With this design, even if the internal implementation changes, other modules are unaffected as long as the interface is maintained. The ripple effects of a change are sealed within the module boundary.

The KWIC Example: Two Decomposition Approaches

Parnas uses a KWIC (Key Word In Context) indexing system as an example to compare two decomposition approaches.

First approach: Procedural Decomposition

The most intuitive approach is to divide modules according to the processing flow directly.

Input → Circular Shift → Alphabetizing → Output

Each step becomes a module. This is easy to understand because drawing a flowchart immediately yields a design. However, this approach has a structural weakness: each module directly depends on the data format produced by the preceding step. If the Circular Shift module passes data as an array, the sorting module is written with that array as a premise. If the storage format changes from an array to a linked list, the sorting module must be modified, and so must the output module. A single design decision ripples through the entire system.

To address that problem, Parnas proposes an alternative approach.

Second approach: Information Hiding-Based Decomposition

The approach Parnas proposes is to divide modules not by processing order but by design decisions: "How will data be stored?", "How will lines be shifted?", "How will sorting be implemented?"

Each decision becomes the boundary of one module.

Each module does not expose its internal implementation of that decision to the outside; it presents only the necessary functionality as an interface. Other modules have no need to know whether the storage module uses an array or a linked list internally, or whether the sorting module uses quicksort or merge sort.

As a result, even if the sorting algorithm is changed, other modules need not be touched as long as the sorting module's interface is maintained. The change is sealed within the module boundary.

This is the essence of the module as Parnas describes it. Reusability also comes from this sealing. Because internal implementation does not leak to the outside, carrying a module into a different project or context does not bring unexpected dependencies along with it.

To summarize the difference between the two approaches in one sentence: Procedural Decomposition divides by "what happens," while Information Hiding divides by "what might change."

When boundaries are drawn by unit of functionality while maintaining stable interfaces, changes remain confined within the module. Errors decrease, maintenance becomes easier, and the module can be reused in other projects or contexts. This is the essence of the module as Parnas describes it.

Starting from this paper, programming methodology shifted from a procedural approach to a structural one.

The Problem: Did OOP Properly Implement This Principle?

This paper is regarded as one of the foundational works of modern software engineering. The shift from procedural decomposition to structural decomposition, that is, the change in design criteria from "in what order things are processed" to "what should be hidden," originates here.

Yet even though this paper does not advocate for OOP, it is frequently cited as grounds for criticizing the misuse of OOP. Why is that?

There are two typical patterns that emerge when OOP is misused.

First, unnecessary methods and fields are exposed as public.

Second, through inheritance, the internal implementation of a parent class is directly exposed to child classes.

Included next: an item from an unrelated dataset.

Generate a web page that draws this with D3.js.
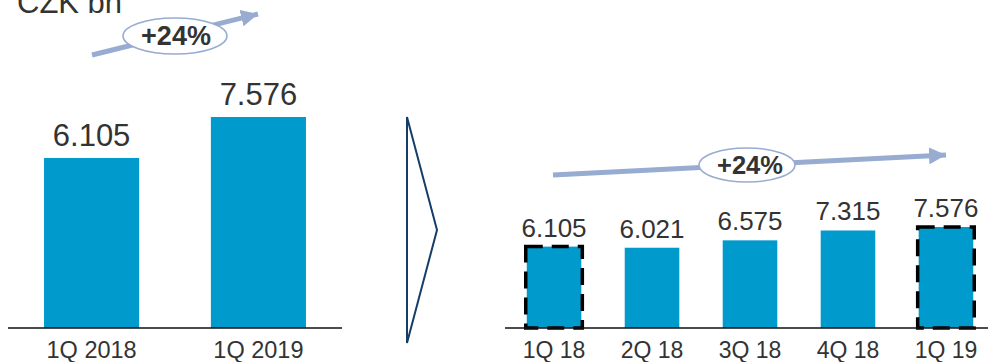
<!DOCTYPE html>
<html>
<head>
<meta charset="utf-8">
<script src="https://cdn.jsdelivr.net/npm/d3@7"></script>
<style>
  body { margin: 0; background: #fff; }
  text { font-family: "Liberation Sans", Arial, sans-serif; fill: #333; }
</style>
</head>
<body>
<div id="chart"></div>
<script>
// yearly comparison
var yearCats = ["1Q 2018", "1Q 2019"];
var yearVals = [6.105, 7.576];
// quarterly
var qCats = ["1Q 18", "2Q 18", "3Q 18", "4Q 18", "1Q 19"];
var qVals = [6.105, 6.021, 6.575, 7.315, 7.576];
var qHighlight = ["1Q 18", "1Q 19"];
var unitLabel = "CZK bn";
var growthLabel = "+24%";

var barColor = "#009acd";
var arrowColor = "#97acd0";
var width = 988, height = 362;
var base = 328;

var svg = d3.select("#chart").append("svg")
  .attr("width", width)
  .attr("height", height);

svg.append("defs").selectAll("marker")
  .data(["head"])
  .join("marker")
  .attr("id", "head")
  .attr("viewBox", "0 0 10 10")
  .attr("refX", 10).attr("refY", 5)
  .attr("markerUnits", "userSpaceOnUse")
  .attr("markerWidth", 17).attr("markerHeight", 17)
  .attr("orient", "auto")
  .append("path")
  .attr("d", "M0,0L10,5L0,10Z")
  .attr("fill", arrowColor);

// ---- left chart
var x1 = d3.scaleBand(yearCats, [8, 342]).paddingInner(0.43).paddingOuter(0.216);
var y1 = d3.scaleLinear([0, 7.576], [base, 117]);

svg.append("g").selectAll("rect")
  .data(yearVals)
  .join("rect")
  .attr("x", (d, i) => x1(yearCats[i]))
  .attr("y", d => y1(d))
  .attr("width", x1.bandwidth())
  .attr("height", d => base - y1(d))
  .attr("fill", barColor);

svg.append("g").selectAll("text")
  .data(yearVals)
  .join("text")
  .attr("x", (d, i) => x1(yearCats[i]) + x1.bandwidth() / 2)
  .attr("y", d => y1(d) - 12)
  .attr("text-anchor", "middle")
  .style("font-size", "31px")
  .text(d => d.toFixed(3));

svg.append("line")
  .attr("x1", 8).attr("x2", 342)
  .attr("y1", base).attr("y2", base)
  .attr("stroke", "#111").attr("stroke-width", 1.5);

svg.append("g").selectAll("text")
  .data(yearCats)
  .join("text")
  .attr("x", d => x1(d) + x1.bandwidth() / 2)
  .attr("y", 358)
  .attr("text-anchor", "middle")
  .style("font-size", "23.5px")
  .text(d => d);

svg.append("text")
  .attr("x", 17).attr("y", 13)
  .style("font-size", "31px")
  .text(unitLabel);

// growth arrow left
svg.append("line")
  .attr("x1", 92).attr("y1", 55)
  .attr("x2", 258).attr("y2", 14)
  .attr("stroke", arrowColor).attr("stroke-width", 5)
  .attr("marker-end", "url(#head)");
svg.append("ellipse")
  .attr("cx", 175).attr("cy", 36)
  .attr("rx", 52).attr("ry", 18)
  .attr("fill", "#fff")
  .attr("stroke", arrowColor).attr("stroke-width", 1.5);
svg.append("text")
  .attr("x", 176).attr("y", 45)
  .attr("text-anchor", "middle")
  .style("font-size", "27px").style("font-weight", "bold")
  .text(growthLabel);

// ---- chevron
svg.append("path")
  .attr("d", "M407,117L437,230L407,343Z")
  .attr("fill", "none")
  .attr("stroke", "#143d68").attr("stroke-width", 2);

// ---- right chart
var x2 = d3.scaleBand(qCats, [505, 995]).paddingInner(0.443).paddingOuter(0.222);
var y2 = d3.scaleLinear([0, 7.576], [base, 227]);

svg.append("g").selectAll("rect")
  .data(qVals)
  .join("rect")
  .attr("x", (d, i) => x2(qCats[i]))
  .attr("y", d => y2(d))
  .attr("width", x2.bandwidth())
  .attr("height", d => base - y2(d))
  .attr("fill", barColor);

svg.append("g").selectAll("rect")
  .data(qVals.filter((d, i) => qHighlight.includes(qCats[i])))
  .join("rect")
  .attr("x", (d, i) => x2(qHighlight[i]) - 1)
  .attr("y", d => y2(d))
  .attr("width", x2.bandwidth() + 2)
  .attr("height", d => base - y2(d))
  .attr("fill", "none")
  .attr("stroke", "#000").attr("stroke-width", 3.5)
  .attr("stroke-dasharray", "17,9");

svg.append("g").selectAll("text")
  .data(qVals)
  .join("text")
  .attr("x", (d, i) => x2(qCats[i]) + x2.bandwidth() / 2)
  .attr("y", d => y2(d) - 10)
  .attr("text-anchor", "middle")
  .style("font-size", "26px")
  .text(d => d.toFixed(3));

svg.append("line")
  .attr("x1", 505).attr("x2", 988)
  .attr("y1", base).attr("y2", base)
  .attr("stroke", "#111").attr("stroke-width", 1.5);

svg.append("g").selectAll("text")
  .data(qCats)
  .join("text")
  .attr("x", d => x2(d) + x2.bandwidth() / 2)
  .attr("y", 358)
  .attr("text-anchor", "middle")
  .style("font-size", "23px")
  .text(d => d);

// growth arrow right
svg.append("line")
  .attr("x1", 553).attr("y1", 175)
  .attr("x2", 946).attr("y2", 155)
  .attr("stroke", arrowColor).attr("stroke-width", 5)
  .attr("marker-end", "url(#head)");
svg.append("ellipse")
  .attr("cx", 747).attr("cy", 165)
  .attr("rx", 48).attr("ry", 17)
  .attr("fill", "#fff")
  .attr("stroke", arrowColor).attr("stroke-width", 1.5);
svg.append("text")
  .attr("x", 750).attr("y", 174)
  .attr("text-anchor", "middle")
  .style("font-size", "25.5px").style("font-weight", "bold")
  .text(growthLabel);
</script>
</body>
</html>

This approach only has the outward appearance of Encapsulation; it is far removed from the Information Hiding Parnas described.

The fundamental misunderstanding stems from the way classes are defined.

The commonly held definition of "class = data + methods" is the culprit.

Designing a class according to that definition amounts to nothing more than rewriting Procedural Decomposition in terms of classes. The moment you view a class as a functional block, there is no structural difference from the step-oriented decomposition that Parnas criticized.

The Solution: Class as Genuine Information Hiding

Redefining a class by Parnas's criteria yields the following:

Class: domain concept + responsibilities/rules + only the necessary interface exposed + internal implementation hidden

Boundaries are drawn around a domain concept, the behaviors and rules that concept is responsible for are sealed inside, and only the essential interface is exposed to the outside.

Judged by this standard, poorly designed OOP does not implement Information Hiding but rather a formal Encapsulation. The modern OOP recommendation of "Composition over Inheritance" also comes from this context. Inheritance structurally exposes the parent's internal implementation to child classes, making it easy to violate Parnas's principle.

From this perspective, a DTO (Data Transfer Object) is not an object. A DTO exposes its internal state directly through getters and setters and makes no judgments of its own. It has no behavior, only data. Borrowing the distinction Robert C. Martin draws in Clean Code, this is a Data Structure, not an object. Objects hide internal data and expose behavior, whereas data structures expose data and have no behavior. This is not to say DTOs are bad. A DTO has a clear role in transferring data between layers, and it fulfills that role faithfully as a data structure. The problem arises when a DTO is called an object, or when a domain object is designed like a DTO. At that point, the Information Hiding Parnas described disappears, and all that remains is Procedural Decomposition wrapped in class syntax.

In the end, the criterion Parnas laid out in 1972 is simple: hide what is likely to change.

But how do we judge what is likely to change? We carry that difficult assignment with us as we write code today.